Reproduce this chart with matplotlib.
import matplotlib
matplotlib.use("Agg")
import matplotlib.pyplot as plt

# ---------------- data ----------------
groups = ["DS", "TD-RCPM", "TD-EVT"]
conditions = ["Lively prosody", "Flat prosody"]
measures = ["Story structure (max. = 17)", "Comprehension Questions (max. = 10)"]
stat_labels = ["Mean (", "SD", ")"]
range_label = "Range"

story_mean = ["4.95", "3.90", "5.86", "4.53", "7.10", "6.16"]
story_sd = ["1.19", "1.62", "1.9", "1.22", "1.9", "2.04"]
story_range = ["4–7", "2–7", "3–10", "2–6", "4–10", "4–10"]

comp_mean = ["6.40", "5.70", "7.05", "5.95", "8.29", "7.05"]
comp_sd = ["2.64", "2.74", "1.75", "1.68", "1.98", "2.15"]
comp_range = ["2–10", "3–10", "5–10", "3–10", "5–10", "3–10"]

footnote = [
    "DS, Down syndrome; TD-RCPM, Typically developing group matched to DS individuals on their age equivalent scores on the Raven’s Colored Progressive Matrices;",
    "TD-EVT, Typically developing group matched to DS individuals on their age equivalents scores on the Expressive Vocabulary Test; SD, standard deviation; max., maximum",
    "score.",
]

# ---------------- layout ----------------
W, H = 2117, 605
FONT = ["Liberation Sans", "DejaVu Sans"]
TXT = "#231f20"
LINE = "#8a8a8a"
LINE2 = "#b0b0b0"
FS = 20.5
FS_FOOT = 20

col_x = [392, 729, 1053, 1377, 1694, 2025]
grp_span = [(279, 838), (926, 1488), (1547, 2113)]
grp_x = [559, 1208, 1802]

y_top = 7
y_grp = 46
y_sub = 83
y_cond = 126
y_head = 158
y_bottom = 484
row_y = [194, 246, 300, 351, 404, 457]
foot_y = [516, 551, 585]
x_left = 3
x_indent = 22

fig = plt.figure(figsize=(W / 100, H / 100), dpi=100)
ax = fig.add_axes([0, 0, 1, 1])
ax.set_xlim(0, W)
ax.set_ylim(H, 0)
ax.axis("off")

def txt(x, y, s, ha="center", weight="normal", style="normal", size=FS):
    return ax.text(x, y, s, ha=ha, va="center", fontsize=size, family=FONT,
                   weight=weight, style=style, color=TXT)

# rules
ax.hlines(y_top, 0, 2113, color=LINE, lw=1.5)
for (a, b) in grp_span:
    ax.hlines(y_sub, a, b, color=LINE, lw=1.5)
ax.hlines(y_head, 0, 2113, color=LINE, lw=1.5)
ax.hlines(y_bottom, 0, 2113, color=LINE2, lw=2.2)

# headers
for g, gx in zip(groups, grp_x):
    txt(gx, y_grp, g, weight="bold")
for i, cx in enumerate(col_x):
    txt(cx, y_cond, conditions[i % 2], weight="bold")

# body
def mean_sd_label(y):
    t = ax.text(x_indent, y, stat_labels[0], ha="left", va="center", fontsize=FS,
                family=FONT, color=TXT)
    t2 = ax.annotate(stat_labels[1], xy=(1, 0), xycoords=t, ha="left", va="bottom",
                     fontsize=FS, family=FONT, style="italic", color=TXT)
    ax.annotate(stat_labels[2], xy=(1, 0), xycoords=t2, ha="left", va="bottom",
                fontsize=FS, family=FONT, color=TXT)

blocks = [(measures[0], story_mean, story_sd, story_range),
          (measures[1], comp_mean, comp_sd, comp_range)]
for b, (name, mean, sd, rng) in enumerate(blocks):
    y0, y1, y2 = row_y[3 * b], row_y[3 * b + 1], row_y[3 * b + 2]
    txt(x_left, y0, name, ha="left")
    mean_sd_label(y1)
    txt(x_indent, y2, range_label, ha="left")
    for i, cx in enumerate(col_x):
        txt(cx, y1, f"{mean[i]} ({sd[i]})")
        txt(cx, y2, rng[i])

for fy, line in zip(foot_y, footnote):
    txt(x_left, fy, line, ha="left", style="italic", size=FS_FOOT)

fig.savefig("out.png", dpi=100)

—————

- Problem to work on -
Would you give the material above again, complete and exact?

- Final answer -
Reproduce this chart with matplotlib.
import matplotlib
matplotlib.use("Agg")
import matplotlib.pyplot as plt

# ---------------- data ----------------
groups = ["DS", "TD-RCPM", "TD-EVT"]
conditions = ["Lively prosody", "Flat prosody"]
measures = ["Story structure (max. = 17)", "Comprehension Questions (max. = 10)"]
stat_labels = ["Mean (", "SD", ")"]
range_label = "Range"

story_mean = ["4.95", "3.90", "5.86", "4.53", "7.10", "6.16"]
story_sd = ["1.19", "1.62", "1.9", "1.22", "1.9", "2.04"]
story_range = ["4–7", "2–7", "3–10", "2–6", "4–10", "4–10"]

comp_mean = ["6.40", "5.70", "7.05", "5.95", "8.29", "7.05"]
comp_sd = ["2.64", "2.74", "1.75", "1.68", "1.98", "2.15"]
comp_range = ["2–10", "3–10", "5–10", "3–10", "5–10", "3–10"]

footnote = [
    "DS, Down syndrome; TD-RCPM, Typically developing group matched to DS individuals on their age equivalent scores on the Raven’s Colored Progressive Matrices;",
    "TD-EVT, Typically developing group matched to DS individuals on their age equivalents scores on the Expressive Vocabulary Test; SD, standard deviation; max., maximum",
    "score.",
]

# ---------------- layout ----------------
W, H = 2117, 605
FONT = ["Liberation Sans", "DejaVu Sans"]
TXT = "#231f20"
LINE = "#8a8a8a"
LINE2 = "#b0b0b0"
FS = 20.5
FS_FOOT = 20

col_x = [392, 729, 1053, 1377, 1694, 2025]
grp_span = [(279, 838), (926, 1488), (1547, 2113)]
grp_x = [559, 1208, 1802]

y_top = 7
y_grp = 46
y_sub = 83
y_cond = 126
y_head = 158
y_bottom = 484
row_y = [194, 246, 300, 351, 404, 457]
foot_y = [516, 551, 585]
x_left = 3
x_indent = 22

fig = plt.figure(figsize=(W / 100, H / 100), dpi=100)
ax = fig.add_axes([0, 0, 1, 1])
ax.set_xlim(0, W)
ax.set_ylim(H, 0)
ax.axis("off")

def txt(x, y, s, ha="center", weight="normal", style="normal", size=FS):
    return ax.text(x, y, s, ha=ha, va="center", fontsize=size, family=FONT,
                   weight=weight, style=style, color=TXT)

# rules
ax.hlines(y_top, 0, 2113, color=LINE, lw=1.5)
for (a, b) in grp_span:
    ax.hlines(y_sub, a, b, color=LINE, lw=1.5)
ax.hlines(y_head, 0, 2113, color=LINE, lw=1.5)
ax.hlines(y_bottom, 0, 2113, color=LINE2, lw=2.2)

# headers
for g, gx in zip(groups, grp_x):
    txt(gx, y_grp, g, weight="bold")
for i, cx in enumerate(col_x):
    txt(cx, y_cond, conditions[i % 2], weight="bold")

# body
def mean_sd_label(y):
    t = ax.text(x_indent, y, stat_labels[0], ha="left", va="center", fontsize=FS,
                family=FONT, color=TXT)
    t2 = ax.annotate(stat_labels[1], xy=(1, 0), xycoords=t, ha="left", va="bottom",
                     fontsize=FS, family=FONT, style="italic", color=TXT)
    ax.annotate(stat_labels[2], xy=(1, 0), xycoords=t2, ha="left", va="bottom",
                fontsize=FS, family=FONT, color=TXT)

blocks = [(measures[0], story_mean, story_sd, story_range),
          (measures[1], comp_mean, comp_sd, comp_range)]
for b, (name, mean, sd, rng) in enumerate(blocks):
    y0, y1, y2 = row_y[3 * b], row_y[3 * b + 1], row_y[3 * b + 2]
    txt(x_left, y0, name, ha="left")
    mean_sd_label(y1)
    txt(x_indent, y2, range_label, ha="left")
    for i, cx in enumerate(col_x):
        txt(cx, y1, f"{mean[i]} ({sd[i]})")
        txt(cx, y2, rng[i])

for fy, line in zip(foot_y, footnote):
    txt(x_left, fy, line, ha="left", style="italic", size=FS_FOOT)

fig.savefig("out.png", dpi=100)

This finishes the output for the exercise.